Mais l’efficacité de cette pièce consiste aussi dans la mise en scène, fondée sur le principe de la comparaison, d’un autre paramètre important de la sculpture : la densité, c’est-à-dire le rapport du poids au volume d’un corps donné. Le spectateur voit, par exemple, qu’une plaque de fer de 4 cm d’épaisseur pèse davantage sur le bloc de polyuréthane sous-jacent qu’une plaque du même fer de 0,5 cm d’épaisseur. Et la disposition dans l’espace expositionnel des éléments est conçue de sorte à optimiser la visibilité du phénomène. Ainsi, le regard aperçoit-il une seule rangée où les éléments sont placés par ordre homogènement croissant ou décroissant, selon le point de vue adopté. Les plaques de fer et les blocs de polyuréthane fonctionnent donc comme de stricts inverses proportionnels, plus le volume de la plaque augmente, plus celui du bloc diminue, et réciproquement.

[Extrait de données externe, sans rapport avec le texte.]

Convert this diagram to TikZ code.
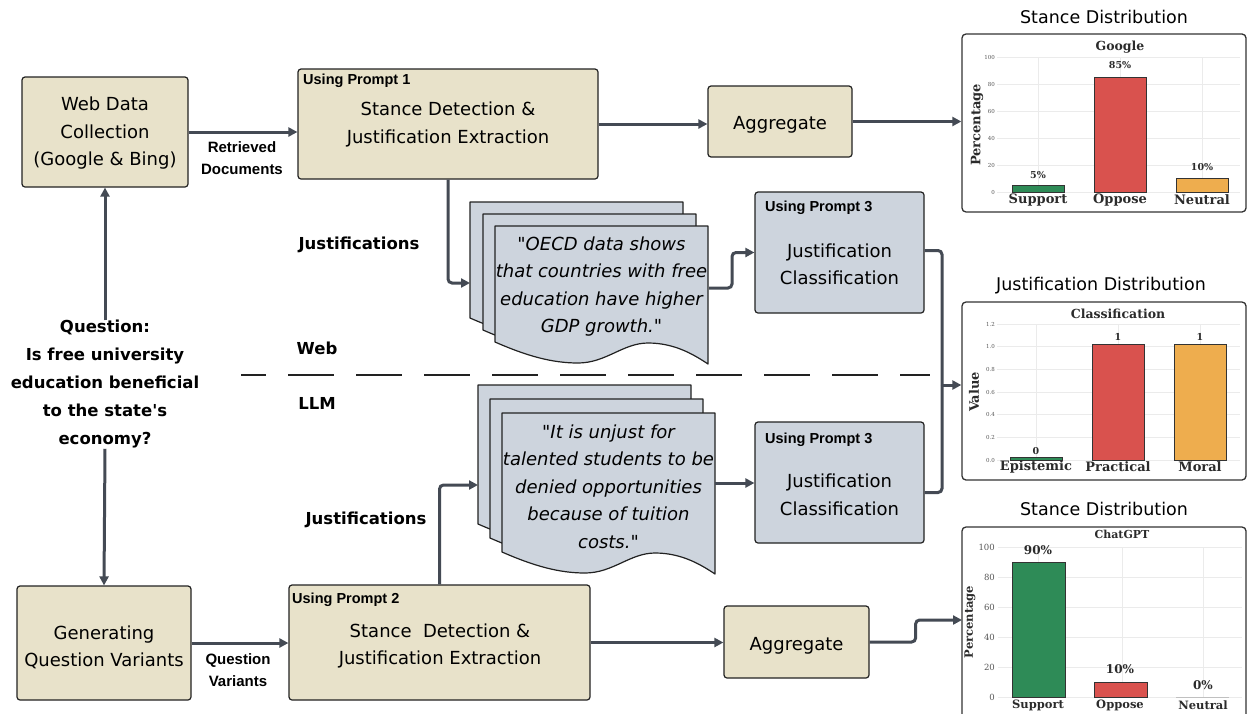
\documentclass[tikz,border=0pt]{standalone}
\usepackage{fontspec}
\setmainfont{DejaVu Sans}[Ligatures=TeXOff]
\newfontfamily\tagfont{Liberation Sans}
\newfontfamily\plotfont{DejaVu Serif}
\usetikzlibrary{arrows.meta,calc}

\definecolor{beige}{HTML}{E8E2CA}
\definecolor{slate}{HTML}{CDD4DD}
\definecolor{wire}{HTML}{444A54}
\definecolor{edge}{HTML}{222222}
\definecolor{frame}{HTML}{333333}
\definecolor{barG}{HTML}{2E8B57}
\definecolor{barR}{HTML}{D9524E}
\definecolor{barO}{HTML}{EEAD4E}
\definecolor{gridc}{HTML}{EBEBEB}
\definecolor{tickc}{HTML}{555555}
\definecolor{valc}{HTML}{2B2B2B}

\tikzset{
  box/.style={draw=edge, line width=1.2pt, rounded corners=3pt, inner sep=0pt},
  beigebox/.style={box, fill=beige},
  slatebox/.style={box, fill=slate},
  main/.style={font=\fontsize{18}{27.5}\selectfont, align=center, inner sep=0pt, yshift=-2.5pt},
  doctext/.style={font=\itshape\fontsize{18}{27.5}\selectfont, align=center, inner sep=0pt, yshift=-2pt},
  tag/.style={font=\tagfont\bfseries\fontsize{14.5}{17}\selectfont, anchor=west, inner sep=0pt},
  flowlabel/.style={font=\tagfont\bfseries\fontsize{15}{22}\selectfont, align=center, inner sep=0pt},
  biglabel/.style={font=\bfseries\fontsize{16.5}{28}\selectfont, align=center, inner sep=0pt, yshift=-1.5pt},
  wireline/.style={draw=wire, line width=3pt, rounded corners=4pt},
  arr/.style={wireline, -{Triangle[length=9pt,width=9pt]}},
  docst/.style={draw=edge, line width=1.2pt, fill=slate, line join=round},
  divider/.style={draw=edge, line width=2.6pt, dash pattern=on 46pt off 22pt, dash phase=21pt},
  chartframe/.style={draw=frame, line width=1.3pt, rounded corners=4pt, fill=white, inner sep=0pt},
  heading/.style={font=\fontsize{17.5}{20}\selectfont, inner sep=0pt},
  gline/.style={draw=gridc, line width=0.6pt},
  bar/.style={draw=frame, line width=0.8pt},
  ticklbl/.style={font=\plotfont\fontsize{5.5}{6}\selectfont, text=tickc, anchor=east, inner sep=0pt},
  ticklblB/.style={font=\plotfont\fontsize{8.5}{9}\selectfont, text=tickc, anchor=east, inner sep=0pt},
  ptitle/.style={font=\plotfont\bfseries\fontsize{12.5}{14}\selectfont, text=valc, inner sep=0pt},
  paxis/.style={font=\plotfont\bfseries\fontsize{13}{14}\selectfont, text=valc, inner sep=0pt, rotate=90},
  pcat/.style={font=\plotfont\bfseries\fontsize{13}{14}\selectfont, text=valc, inner sep=0pt},
  pval/.style={font=\plotfont\bfseries\fontsize{9.5}{11}\selectfont, text=valc, inner sep=0pt},
}

% one page of a document stack: left x, top y, height of the left edge
\newcommand\docpage[3]{%
  \draw[docst] ({#1},{#2+#3})
    .. controls ({#1+32},{#2+#3+14}) and ({#1+57},{#2+#3+21}) .. ({#1+83},{#2+#3+21})
    .. controls ({#1+111},{#2+#3+21}) and ({#1+128},{#2+#3+1}) .. ({#1+153},{#2+#3+1})
    .. controls ({#1+179},{#2+#3+1}) and ({#1+198},{#2+#3+12}) .. ({#1+213},{#2+#3+22})
    -- ({#1+213},{#2}) -- ({#1},{#2}) -- cycle;}

\begin{document}
\begin{tikzpicture}[x=1pt,y=-1pt]
\useasboundingbox[fill=white] (0,0) rectangle (1249,713);

% ---------- left column ----------
\node[beigebox, minimum width=166pt, minimum height=110pt] (web) at (105,132) {};
\node[main] (webtxt) at (105,131) {Web Data\\Collection\\(Google \& Bing)};

\node[biglabel] (q) at (105,383) {Question:\\Is free university\\education beneficial\\to the state's\\economy?};

\node[beigebox, minimum width=174pt, minimum height=114pt] (gen) at (104,643) {};
\node[main] (gentxt) at (104,645) {Generating\\Question Variants};

% ---------- web branch ----------
\node[beigebox, minimum width=300pt, minimum height=110pt] (s1) at (448,124) {};
\node[tag] (s1tag) at (303,81) {Using Prompt 1};
\node[main] (s1txt) at (448,122) {Stance Detection \&\\Justification Extraction};

\node[beigebox, minimum width=144pt, minimum height=71pt] (a1) at (780,121.5) {};
\node[main] (a1txt) at (780,122) {Aggregate};

\node[flowlabel] (retr) at (242,158) {Retrieved\\Documents};
\node[biglabel] (just1) at (359,243) {Justifications};

\docpage{470}{202}{116}
\docpage{483}{214}{116}
\docpage{495}{226}{116}
\node[doctext] (d1txt) at (601.5,284.5) {"OECD data shows\\that countries with free\\education have higher\\GDP growth."};

\node[slatebox, minimum width=169pt, minimum height=121pt] (j1) at (839.5,252.5) {};
\node[tag] (j1tag) at (765,208) {Using Prompt 3};
\node[main] (j1txt) at (839.5,262) {Justification\\Classification};

% ---------- divider ----------
\coordinate (dl) at (241,375);
\coordinate (dr) at (930,375);
\draw[divider] (dl) -- (dr);
\node[biglabel] (webl) at (317,347) {Web};
\node[biglabel] (llml) at (317,402) {LLM};

% ---------- LLM branch ----------
\node[beigebox, minimum width=301pt, minimum height=115pt] (s2) at (439.5,642.5) {};
\node[tag] (s2tag) at (292,600) {Using Prompt 2};
\node[main] (s2txt) at (440,643.5) {Stance\ \ Detection \&\\Justification Extraction};

\node[beigebox, minimum width=145pt, minimum height=72pt] (a2) at (796.5,642) {};
\node[main] (a2txt) at (796.5,643) {Aggregate};

\node[flowlabel] (qv) at (238,670.5) {Question\\Variants};
\node[biglabel] (just2) at (366,518) {Justifications};

\docpage{478}{385}{139}
\docpage{490}{399}{139}
\docpage{502}{413}{139}
\node[doctext] (d2txt) at (608.5,484.5) {"It is unjust for\\talented students to be\\denied opportunities\\because of tuition\\costs."};

\node[slatebox, minimum width=169pt, minimum height=121pt] (j2) at (839.5,482.5) {};
\node[tag] (j2tag) at (765,440) {Using Prompt 3};
\node[main] (j2txt) at (839.5,492.5) {Justification\\Classification};

% ---------- chart frames ----------
\node[chartframe, minimum width=284pt, minimum height=178pt] (ch1) at (1104,123) {};
\node[chartframe, minimum width=284pt, minimum height=178pt] (ch2) at (1104,391) {};
\node[chartframe, minimum width=284pt, minimum height=194pt] (ch3) at (1104,624) {};
\node[heading] (h1) at (1104,17) {Stance Distribution};
\node[heading] (h2) at (1101,286) {Justification Distribution};
\node[heading] (h3) at (1104,509) {Stance Distribution};

% ---------- connectors ----------
\coordinate (d1in) at (470,283);
\coordinate (d1out) at (709,288);
\coordinate (d2in) at (478,485);
\coordinate (d2out) at (715,483);
\coordinate (mrg) at (942,385);
\coordinate (c3in) at (962,620);

\draw[arr] (q.north) -- (web.south);
\draw[arr] (q.south) -- (gen.north);
\draw[arr] (web.east) -- (web.east -| s1.west);
\draw[arr] (s1.east) -- (s1.east -| a1.west);
\draw[arr] (a1.east) -- (a1.east -| ch1.west);
\draw[arr] (s1.south) |- (d1in);
\draw[arr] (d1out) -- ++(23,0) |- (j1.west);
\draw[wireline] ([yshift=2pt]j1.east) -| (mrg);
\draw[wireline] ([yshift=-10pt]j2.east) -| (mrg);
\draw[arr] (mrg) -- (mrg -| ch2.west);
\draw[arr] (gen.east) -- (gen.east -| s2.west);
\draw[arr] (s2.east) -- (s2.east -| a2.west);
\draw[arr] (a2.east) -- ++(46,0) |- (c3in);
\draw[arr] (s2.north) |- (d2in);
\draw[arr] (d2out) -- (d2out -| j2.west);

% ---------- chart 1: Google stance ----------
\foreach \v [count=\k] in {0,20,40,60,80,100} {
  \draw[gline] (997,{192-1.35*\v}) -- (1240,{192-1.35*\v});
  \node[ticklbl] (g1t\k) at (995,{192-1.35*\v}) {\v};
}
\foreach \cx in {1038,1120,1202} \draw[gline] (\cx,57) -- (\cx,192);
\draw[bar, fill=barG] (1012,192) rectangle (1064,{192-1.35*5});
\draw[bar, fill=barR] (1094,192) rectangle (1146,{192-1.35*85});
\draw[bar, fill=barO] (1176,192) rectangle (1228,{192-1.35*10});
\node[pval] (g1v1) at (1038,175) {5\%};
\node[pval] (g1v2) at (1120,65) {85\%};
\node[pval] (g1v3) at (1202,167) {10\%};
\node[pcat] (g1c1) at (1038,200) {Support};
\node[pcat] (g1c2) at (1120,200) {Oppose};
\node[pcat] (g1c3) at (1202,200) {Neutral};
\node[ptitle] (g1title) at (1120,47) {Google};
\node[paxis] (g1axis) at (977,125) {Percentage};

% ---------- chart 2: justification classes ----------
\foreach \v/\lab [count=\k] in {0/0.0,0.2/0.2,0.4/0.4,0.6/0.6,0.8/0.8,1/1.0,1.2/1.2} {
  \draw[gline] (997,{460-113.3*\v}) -- (1240,{460-113.3*\v});
  \node[ticklbl] (g2t\k) at (995,{460-113.3*\v}) {\lab};
}
\foreach \cx in {1036,1118,1200} \draw[gline] (\cx,324) -- (\cx,460);
\draw[bar, fill=barG] (1010,460) rectangle (1062,457.7);
\draw[bar, fill=barR] (1092,460) rectangle (1144,344.4);
\draw[bar, fill=barO] (1174,460) rectangle (1226,344.4);
\node[pval] (g2v1) at (1036,451) {0};
\node[pval] (g2v2) at (1118,337) {1};
\node[pval] (g2v3) at (1200,337) {1};
\node[pcat] (g2c1) at (1036,467) {Epistemic};
\node[pcat] (g2c2) at (1118,467) {Practical};
\node[pcat] (g2c3) at (1200,467) {Moral};
\node[ptitle] (g2title) at (1118,314) {Classification};
\node[paxis] (g2axis) at (974,392) {Value};

% ---------- chart 3: ChatGPT stance ----------
\foreach \v [count=\k] in {0,20,40,60,80,100} {
  \draw[gline] (998,{697-1.5*\v}) -- (1242,{697-1.5*\v});
  \node[ticklblB] (g3t\k) at (995,{697-1.5*\v}) {\v};
}
\foreach \cx in {1038,1122,1203} \draw[gline] (\cx,547) -- (\cx,697);
\draw[bar, fill=barG] (1012,697) rectangle (1065,{697-1.5*90});
\draw[bar, fill=barR] (1094,697) rectangle (1147,{697-1.5*10});
\draw[draw=gridc!60!gray, line width=1pt] (1176,697) -- (1229,697);
\node[pval, font=\plotfont\bfseries\fontsize{12}{13}\selectfont] (g3v1) at (1038,550) {90\%};
\node[pval, font=\plotfont\bfseries\fontsize{12}{13}\selectfont] (g3v2) at (1120,669) {10\%};
\node[pval, font=\plotfont\bfseries\fontsize{12}{13}\selectfont] (g3v3) at (1203,685) {0\%};
\node[pcat, font=\plotfont\bfseries\fontsize{11.5}{12}\selectfont] (g3c1) at (1038,705) {Support};
\node[pcat, font=\plotfont\bfseries\fontsize{11.5}{12}\selectfont] (g3c2) at (1120,705) {Oppose};
\node[pcat, font=\plotfont\bfseries\fontsize{11.5}{12}\selectfont] (g3c3) at (1203,705) {Neutral};
\node[ptitle, font=\plotfont\bfseries\fontsize{11}{12}\selectfont] (g3title) at (1122,534) {ChatGPT};
\node[paxis, font=\plotfont\bfseries\fontsize{11.5}{12}\selectfont] (g3axis) at (970,622) {Percentage};
\end{tikzpicture}
\end{document}
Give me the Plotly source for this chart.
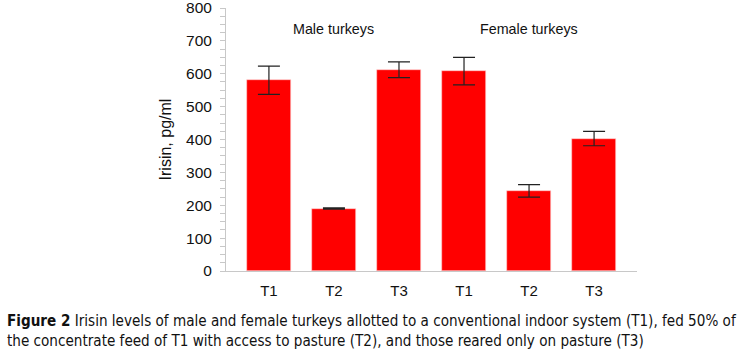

La pesanteur et la densité ne sont, par conséquent, pas seulement les principes actifs de la constitution de l’œuvre, elles produisent des effets remarquablement visibles comme tels et mesurables sur l’un des constituants de la sculpture proposée qui fonctionne, en quelque sorte, comme révélateur. Au regard des rapports temporels qui lient processus de production de l’œuvre et présentation de celle-ci, ces plaques sur blocs occupent une position originale. Elles sont le résultat d’un processus qui n’est ni totalement achevé, ni totalement en cours. Le bloc de polyuréthane s’est certes déjà comprimé sous l’effet du poids de la plaque lorsque le spectateur voit la pièce, mais la résistance de ce bloc à toute compression supplémentaire est exactement synchrone avec l’existence même de la sculpture. Une dernière remarque : cette pièce vaut aussi par la déstabilisation qu’elle suscite du couple formé par la sculpture et son socle. Si le socle a traditionnellement pour vocation d’exhausser la sculpture, il ne prend toutefois jamais la parole, il ne dit jamais rien de l’œuvre qui le surplombe. Au contraire, ici, c’est bien le support de polyuréthane qui exprime, en se comprimant, l’essentiel du propos sculptural.